Who is the guarantee of our inheritance: Notice the switch back to the 1st person plural pronoun indicative that Paul, Jewish Christians, and Gentile Christians are all in view here. All who hear the gospel, put their faith in Christ, and through obedience have God the Holy Spirit living in them have the promise of a home with God. Guarantee was a commercial term used of money which would act as a down payment or “deposit” (NIV). “It always implies an act which engages to something bigger” (TDNT). So the Holy Spirit is for Christians 1) a foretaste of glory divine & 2) the promise of the full future bliss of salvation. God is faithful and will complete the transaction. Our inheritance is typically equated with heaven. So renewal and regeneration of the soul is the beginning of heaven. We have some of it now, but there is a whole lot more to come. The presence of the Holy Spirit is but the firstfruits of what is to come. More is in store for Christians.

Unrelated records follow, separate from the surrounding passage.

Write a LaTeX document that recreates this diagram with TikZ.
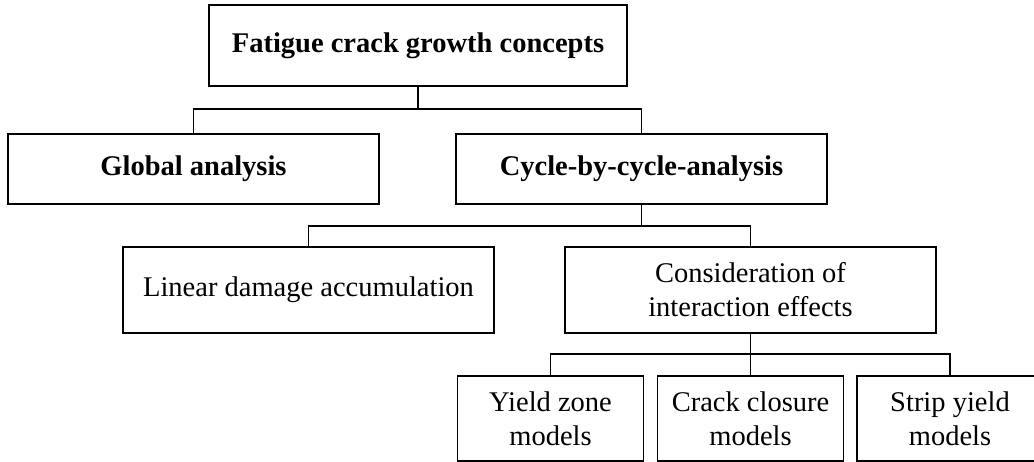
\documentclass[tikz,border=0pt]{standalone}
\usepackage{fontspec}
\setmainfont{Liberation Serif}
\begin{document}
\begin{tikzpicture}[x=1pt,y=-1pt,
  box/.style={draw, line width=1.3pt, inner sep=0pt, align=center,
    font=\fontsize{28.5}{34}\selectfont},
  boldbox/.style={box, font=\fontsize{28.5}{34}\selectfont\bfseries},
  lvltwo/.style={minimum width=371pt, minimum height=70pt},
  lvlthree/.style={minimum width=371pt, minimum height=86pt},
  lvlfour/.style={minimum width=186pt, minimum height=85pt},
  conn/.style={line width=1.3pt}]
\useasboundingbox (0,0) rectangle (1034,462);
\clip (0,0) rectangle (1034,462);
\node[boldbox, minimum width=418pt, minimum height=81pt] (top) at (418,45.5) {Fatigue crack growth concepts};
\node[boldbox, lvltwo] (global) at (193.5,169) {Global analysis};
\node[boldbox, lvltwo] (cycle) at (641.5,169) {Cycle-by-cycle-analysis};
\node[box, lvlthree] (linear) at (308.5,290) {Linear damage accumulation};
\node[box, lvlthree] (consid) at (750.5,290) {Consideration of\\interaction effects};
\node[box, lvlfour] (yield) at (550.5,418.5) {Yield zone\\models};
\node[box, lvlfour] (crack) at (750.5,418.5) {Crack closure\\models};
\node[box, lvlfour] (strip) at (950,418.5) {Strip yield\\models};
\coordinate (j1) at (418,109);
\coordinate (j2) at (641.5,226);
\coordinate (j3) at (750.5,354);
\draw[conn] (top.south) -- (j1);
\draw[conn] (global.north) |- (j1) -| (cycle.north);
\draw[conn] (cycle.south) -- (j2);
\draw[conn] (linear.north) |- (j2) -| (consid.north);
\draw[conn] (consid.south) -- (crack.north);
\draw[conn] (yield.north) |- (j3) -| (strip.north);
\end{tikzpicture}
\end{document}
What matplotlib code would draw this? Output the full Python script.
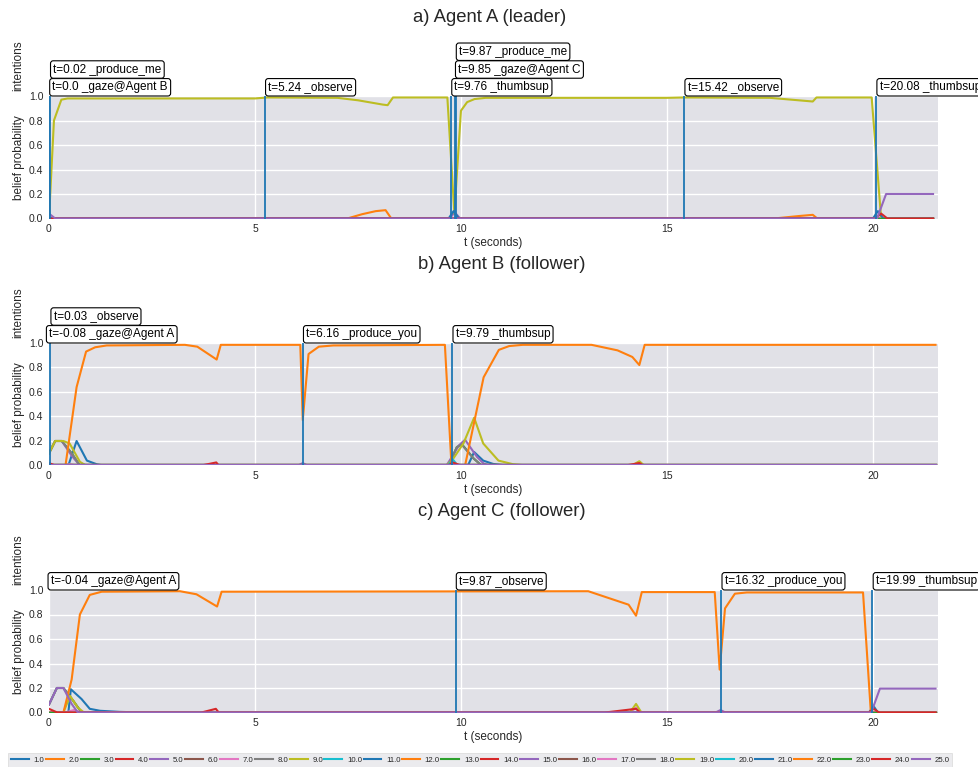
import numpy as np
import matplotlib
matplotlib.use('Agg')
import matplotlib.pyplot as plt

plt.rcParams['font.family'] = ['Liberation Sans', 'DejaVu Sans']
plt.rcParams['text.color'] = '.15'
plt.rcParams['axes.labelcolor'] = '.15'
plt.rcParams['xtick.color'] = '.15'
plt.rcParams['ytick.color'] = '.15'

# intention ids shown in the legend
intent_ids = [float(i) for i in range(1, 26)]

# ---------------- a) Agent A (leader) ----------------
a_end = 21.46
a_t_19 = [0.0, 0.12, 0.30, 0.45, 5.0, 5.3, 7.0, 7.5, 8.1, 8.22, 8.35, 9.67, 9.84, 10.0,
          10.15, 10.33, 10.6, 15.0, 15.4, 17.5, 18.54, 18.63, 19.97, 20.2, a_end]
a_v_19 = [0.0, 0.80, 0.97, 0.98, 0.98, 0.988, 0.985, 0.965, 0.93, 0.925, 0.988, 0.988, 0.04, 0.88,
          0.95, 0.975, 0.985, 0.985, 0.988, 0.985, 0.955, 0.988, 0.988, 0.0, 0.0]
a_t_12 = [0, 7.24, 7.6, 7.93, 8.17, 8.31, 17.6, 18.2, 18.54, 18.65, a_end]
a_v_12 = [0, 0, 0.035, 0.06, 0.068, 0, 0, 0.02, 0.03, 0, 0]
a_t_25 = [0, 0.15, 20.1, 20.32, a_end]
a_v_25 = [0.04, 0, 0, 0.2, 0.2]
a_t_21 = [0, 9.7, 9.82, 9.95, 20.0, 20.12, 20.25, a_end]
a_v_21 = [0, 0, 0.06, 0, 0, 0.06, 0, 0]
a_t_15 = [0, 9.72, 9.85, 9.98, a_end]
a_v_15 = [0, 0, 0.05, 0, 0]
a_t_24 = [0, 20.05, 20.2, 20.35, a_end]
a_v_24 = [0, 0, 0.04, 0, 0]
a_ev_t = [0.0, 0.02, 5.24, 9.76, 9.85, 9.87, 15.42, 20.08]
a_ev_lab = ['_gaze@Agent B', '_produce_me', '_observe', '_thumbsup',
            '_gaze@Agent C', '_produce_me', '_observe', '_thumbsup']

# ---------------- b) Agent B (follower) ----------------
b_end = 21.52
b_t_12 = [0, 0.4, 0.67, 0.9, 1.12, 1.4, 3.3, 3.6, 4.07, 4.17, 6.1, 6.16, 6.3, 6.55, 6.9,
          9.61, 9.77, 10.1, 10.55, 10.92, 11.17, 11.5, 13.17, 13.8, 14.16, 14.33, 14.46, b_end]
b_v_12 = [0, 0, 0.64, 0.93, 0.965, 0.98, 0.985, 0.97, 0.865, 0.985, 0.985, 0.37, 0.91, 0.97, 0.98,
          0.985, 0.0, 0.0, 0.72, 0.944, 0.975, 0.985, 0.985, 0.94, 0.886, 0.82, 0.985, 0.985]
b_t_5 = [0, 0.15, 0.31, 0.55, 0.75, 6.05, 6.16, 6.27, 9.65, 9.95, 10.1, 10.39, 10.55, 10.7, b_end]
b_v_5 = [0.1, 0.2, 0.2, 0.08, 0, 0, 0.02, 0, 0, 0.164, 0.21, 0.07, 0.016, 0, 0]
b_t_3 = [0, 0.15, 0.31, 0.55, 0.75, 9.7, 9.9, 10.02, 10.3, 10.5, b_end]
b_v_3 = [0.1, 0.2, 0.2, 0.1, 0, 0, 0.15, 0.175, 0.06, 0, 0]
b_t_8 = [0, 0.15, 0.31, 0.55, 0.75, 9.7, 9.9, 10.02, 10.3, 10.5, b_end]
b_v_8 = [0.1, 0.2, 0.2, 0.1, 0, 0, 0.15, 0.17, 0.06, 0, 0]
b_t_9 = [0, 0.15, 0.35, 0.5, 0.75, 0.9, 9.65, 9.81, 10.06, 10.32, 10.54, 10.91, 11.27, 11.6,
         14.15, 14.33, 14.45, b_end]
b_v_9 = [0.1, 0.2, 0.2, 0.18, 0.03, 0, 0, 0.055, 0.18, 0.39, 0.18, 0.04, 0.01, 0,
         0, 0.035, 0, 0]
b_t_1 = [0, 0.47, 0.67, 0.92, 1.16, 1.32, 10.17, 10.32, 10.54, 10.78, 11.1, b_end]
b_v_1 = [0, 0, 0.2, 0.04, 0.01, 0, 0, 0.11, 0.04, 0.013, 0, 0]
b_t_24 = [0, 0.15, 3.7, 4.06, 4.12, 9.7, 9.8, 10.0, 14.0, 14.33, 14.42, b_end]
b_v_24 = [0.02, 0, 0, 0.025, 0, 0, 0.025, 0, 0, 0.02, 0, 0]
b_t_7 = [0, 0.35, 0.5, 0.65, b_end]
b_v_7 = [0, 0, 0.012, 0, 0]
b_t_10 = [0, 9.68, 9.8, 9.92, b_end]
b_v_10 = [0, 0, 0.05, 0, 0]
b_ev_t = [-0.08, 0.03, 6.16, 9.79]
b_ev_lab = ['_gaze@Agent A', '_observe', '_produce_you', '_thumbsup']

# ---------------- c) Agent C (follower) ----------------
c_end = 21.52
c_t_12 = [0, 0.35, 0.55, 0.75, 0.99, 1.28, 3.18, 3.58, 4.08, 4.19, 13.09, 14.07, 14.25, 14.39,
          16.16, 16.28, 16.41, 16.65, 16.94, 19.76, 19.95, c_end]
c_v_12 = [0, 0, 0.27, 0.8, 0.96, 0.986, 0.99, 0.965, 0.865, 0.986, 0.99, 0.88, 0.79, 0.983,
          0.983, 0.35, 0.85, 0.97, 0.98, 0.98, 0.0, 0.0]
c_t_25 = [0, 0.19, 0.35, 0.55, 0.7, 19.96, 20.17, c_end]
c_v_25 = [0.065, 0.2, 0.2, 0.07, 0, 0, 0.195, 0.195]
c_t_3 = [0, 0.19, 0.35, 0.6, 0.79, c_end]
c_v_3 = [0.065, 0.2, 0.2, 0.09, 0, 0]
c_t_8 = [0, 0.19, 0.35, 0.6, 0.79, c_end]
c_v_8 = [0.065, 0.2, 0.2, 0.09, 0, 0]
c_t_9 = [0, 0.35, 0.51, 0.7, 0.85, 14.1, 14.25, 14.38, c_end]
c_v_9 = [0, 0, 0.135, 0.04, 0, 0, 0.07, 0, 0]
c_t_1 = [0, 0.47, 0.53, 0.79, 0.99, 1.24, 1.72, 2.3, 19.9, 20.02, 20.12, c_end]
c_v_1 = [0, 0, 0.19, 0.11, 0.03, 0.014, 0.005, 0, 0, 0.05, 0, 0]
c_t_24 = [0, 0.2, 3.7, 4.05, 4.12, 13.5, 14.25, 14.35, 19.9, 20.02, 20.15, c_end]
c_v_24 = [0.03, 0, 0, 0.03, 0, 0, 0.03, 0, 0, 0.03, 0, 0]
c_t_7 = [0, 0.4, 0.6, 0.8, 14.1, 14.25, 14.38, c_end]
c_v_7 = [0, 0, 0.02, 0, 0, 0.04, 0, 0]
c_t_15 = [0, 16.18, 16.3, 16.42, c_end]
c_v_15 = [0, 0, 0.02, 0, 0]
c_ev_t = [-0.04, 9.87, 16.32, 19.99]
c_ev_lab = ['_gaze@Agent A', '_observe', '_produce_you', '_thumbsup']

panels = [
    dict(title='a) Agent A (leader)', end=a_end, ev_t=a_ev_t, ev_lab=a_ev_lab,
         series={19: (a_t_19, a_v_19), 12: (a_t_12, a_v_12), 25: (a_t_25, a_v_25),
                 21: (a_t_21, a_v_21), 15: (a_t_15, a_v_15), 24: (a_t_24, a_v_24)}),
    dict(title='b) Agent B (follower)', end=b_end, ev_t=b_ev_t, ev_lab=b_ev_lab,
         series={12: (b_t_12, b_v_12), 5: (b_t_5, b_v_5), 3: (b_t_3, b_v_3), 8: (b_t_8, b_v_8),
                 9: (b_t_9, b_v_9), 1: (b_t_1, b_v_1), 24: (b_t_24, b_v_24), 7: (b_t_7, b_v_7),
                 10: (b_t_10, b_v_10)}),
    dict(title='c) Agent C (follower)', end=c_end, ev_t=c_ev_t, ev_lab=c_ev_lab,
         series={12: (c_t_12, c_v_12), 25: (c_t_25, c_v_25), 3: (c_t_3, c_v_3), 8: (c_t_8, c_v_8),
                 9: (c_t_9, c_v_9), 1: (c_t_1, c_v_1), 24: (c_t_24, c_v_24), 7: (c_t_7, c_v_7),
                 15: (c_t_15, c_v_15)}),
]

W, H = 979, 767
fig = plt.figure(figsize=(W / 100, H / 100), dpi=100)
colors = plt.rcParams['axes.prop_cycle'].by_key()['color']

ax_left, ax_right = 49, 938
ax_tops = [96, 343, 590]
ax_h = 122.5
title_pos = [(490, 18), (502, 265), (502, 512)]

fs_ann = 8.5
pad = 0.23
row_h = 12.8  # points

handles = []
for k, p in enumerate(panels):
    top = ax_tops[k]
    ax = fig.add_axes([ax_left / W, 1 - (top + ax_h) / H, (ax_right - ax_left) / W, ax_h / H])
    ax.set_facecolor('#e1e1e7')
    for s in ax.spines.values():
        s.set_visible(False)
    ax.grid(True, color='white', lw=1.0)
    ax.set_axisbelow(True)

    hs = []
    for i, iid in enumerate(intent_ids):
        n = int(iid)
        if n in p['series']:
            t, v = p['series'][n]
        else:
            t, v = [0, p['end']], [0, 0]
        h, = ax.plot(t, v, color=colors[i % 10], lw=1.5, label=str(iid))
        hs.append(h)
    if k == 0:
        handles = hs

    for t in p['ev_t']:
        ax.axvline(t, color=colors[0], lw=1.3)

    row, prev = 0, None
    for t, lab in zip(p['ev_t'], p['ev_lab']):
        if prev is not None and t - prev < 1.0:
            row += 1
        else:
            row = 0
        prev = t
        ax.annotate(f't={t} {lab}', xy=(t, 1.0), xycoords=('data', 'axes fraction'),
                    xytext=(pad * fs_ann + 0.5, pad * fs_ann + row * row_h), textcoords='offset points',
                    ha='left', va='bottom', fontsize=fs_ann, color='black',
                    bbox=dict(boxstyle=f'round,pad={pad}', fc='white', ec='black', lw=0.8),
                    annotation_clip=False)

    ax.set_xlim(0, 21.58)
    ax.set_ylim(0, 1.0)
    ax.set_xticks([0, 5, 10, 15, 20])
    ax.set_yticks([0, 0.2, 0.4, 0.6, 0.8, 1.0])
    ax.set_yticklabels(['0.0', '0.2', '0.4', '0.6', '0.8', '1.0'])
    ax.tick_params(length=0, labelsize=7.5, pad=4)
    ax.set_xlabel('t (seconds)', fontsize=8.5, labelpad=2)
    ax.set_ylabel('belief probability', fontsize=8.5, labelpad=3)

    fig.text(18 / W, 1 - (top - 30) / H, 'intentions', rotation=90, fontsize=8.5,
             ha='center', va='center')
    tx, ty = title_pos[k]
    fig.text(tx / W, 1 - ty / H, p['title'], fontsize=13.3, ha='center', va='center')

leg = fig.legend(handles, [h.get_label() for h in handles], ncol=25, loc='lower left',
                 bbox_to_anchor=(8 / W, 0.0), borderaxespad=0.0, fontsize=5.6, handlelength=2.3,
                 handletextpad=0.6, columnspacing=0.2, borderpad=0.4, frameon=True,
                 fancybox=False)
leg.get_frame().set_facecolor('#e6e6ea')
leg.get_frame().set_edgecolor('#d8d8d8')
leg.get_frame().set_linewidth(0.6)

fig.savefig('out.png', dpi=100)
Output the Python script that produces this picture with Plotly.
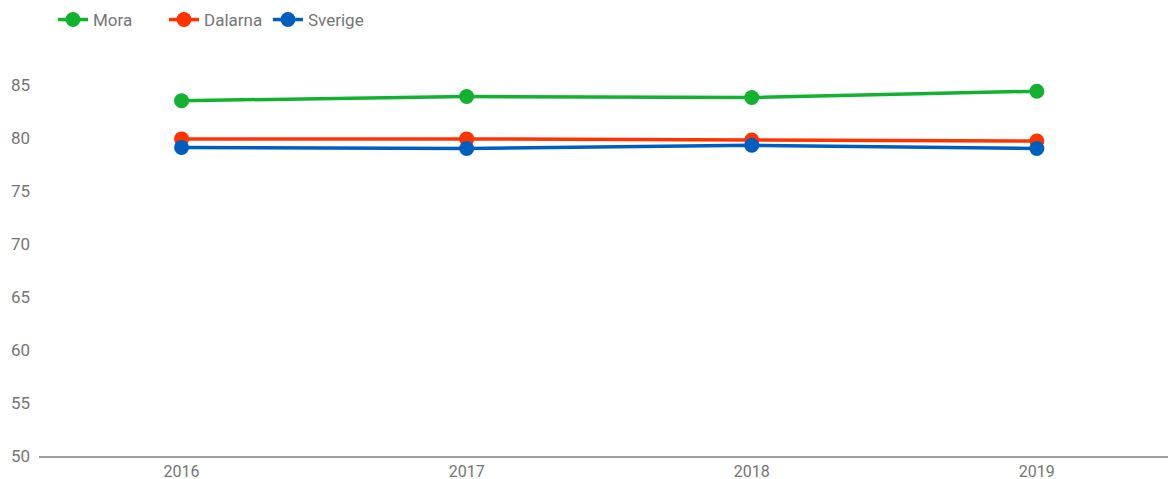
import plotly.graph_objects as go

years = ["2016", "2017", "2018", "2019"]
mora = [83.5, 83.9, 83.8, 84.4]
dalarna = [79.9, 79.9, 79.8, 79.7]
sverige = [79.1, 79.0, 79.3, 79.0]

series = [
    ("Mora", mora, "#13b130", "legend", 0.0124),
    ("Dalarna", dalarna, "#ff3300", "legend2", 0.1107),
    ("Sverige", sverige, "#005fbe", "legend3", 0.2028),
]

W, H = 1168, 479
L, R, T, B = 39, 0, 53, 23
plot_h = H - T - B

fig = go.Figure()
legend_cfg = {}
for name, vals, col, lg, lx in series:
    fig.add_trace(go.Scatter(
        x=years, y=vals, name=name, mode="lines+markers",
        line=dict(color=col, width=3.5),
        marker=dict(color=col, size=15),
        legend=lg,
    ))
    legend_cfg[lg] = dict(orientation="h", x=lx, xanchor="left",
                          y=1 + (T - 20) / plot_h, yanchor="middle",
                          font=dict(size=17, color="#757575"),
                          bgcolor="rgba(0,0,0,0)")

fig.update_layout(
    width=W, height=H,
    margin=dict(l=L, r=R, t=T, b=B, autoexpand=False),
    paper_bgcolor="white", plot_bgcolor="white",
    font=dict(family="Roboto", size=17, color="#757575"),
    showlegend=True,
    xaxis=dict(type="category", range=[-0.5, 3.46], showgrid=False,
               showline=True, linecolor="#9e9e9e", linewidth=2,
               ticks="", ticklabelstandoff=0, zeroline=False, automargin=False,
               tickfont=dict(size=16)),
    yaxis=dict(range=[50, 88], tickvals=[50, 55, 60, 65, 70, 75, 80, 85],
               showgrid=False, zeroline=False, showline=False, ticks="",
               ticklabelstandoff=8, automargin=False),
    **legend_cfg,
)

fig.write_html("out.html", config={"displayModeBar": False},
               post_script="document.body.style.margin='0';document.body.style.overflow='hidden';")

In modern Greek, the word arrabon is used for engagement rings. For the Christian, 1) Assurance of future salvation: God is faithful. Look back and look forward. “I am baptized” – Martin Luther. 2) Nothing minor: we tend to think of a down payment as a small thing. But this is very significant – God lives in us! Note the power: 1.19; 3.16

Until we acquire possession of it: Literally “unto the redemption of the possession.” While Christ has redeemed by His blood (1.7). There is a  “day of redemption” (4.30) yet future when is realized the full “redemption of the body” and soul (Romans 8.23). Again, God will complete the transaction when He comes in glory. He is the Great Redeemer who will accomplish the redemption of His possession in full someday. In the meantime, the Holy Spirit is our guarantee, our anticipatory sample whetting our appetite for more.

John Gill says the “day of redemption” “will be a redemption of them from the weakness, corruption, and mortality of the body; from their present state of absence and pilgrimage; from the body of sin and death; from all sorrows and afflictions, both inward and outward; from the reproaches and persecutions of men; from a tempting devil, and an unbelieving heart; from all doubts and fears; and from death and the grave.”

To the praise of His glory: One day we will enjoy the riches of our inheritance while the Father enjoys His inheritance in the saints (i.e. His possession). Until that time “we ourselves…groan inwardly” waiting for that day of redemption. Our very existence is to be for God’s glory (cf. John 17.4). When that day comes, “the consummation of redemption will be the highest tribute to God’s glory—his infinite excellence will be wonderfully manifested thereby” (Blaikie 6).  “Giving thanks to the Father, Who has qualified us to share in the inheritance of the saints” (Colossians 1.12).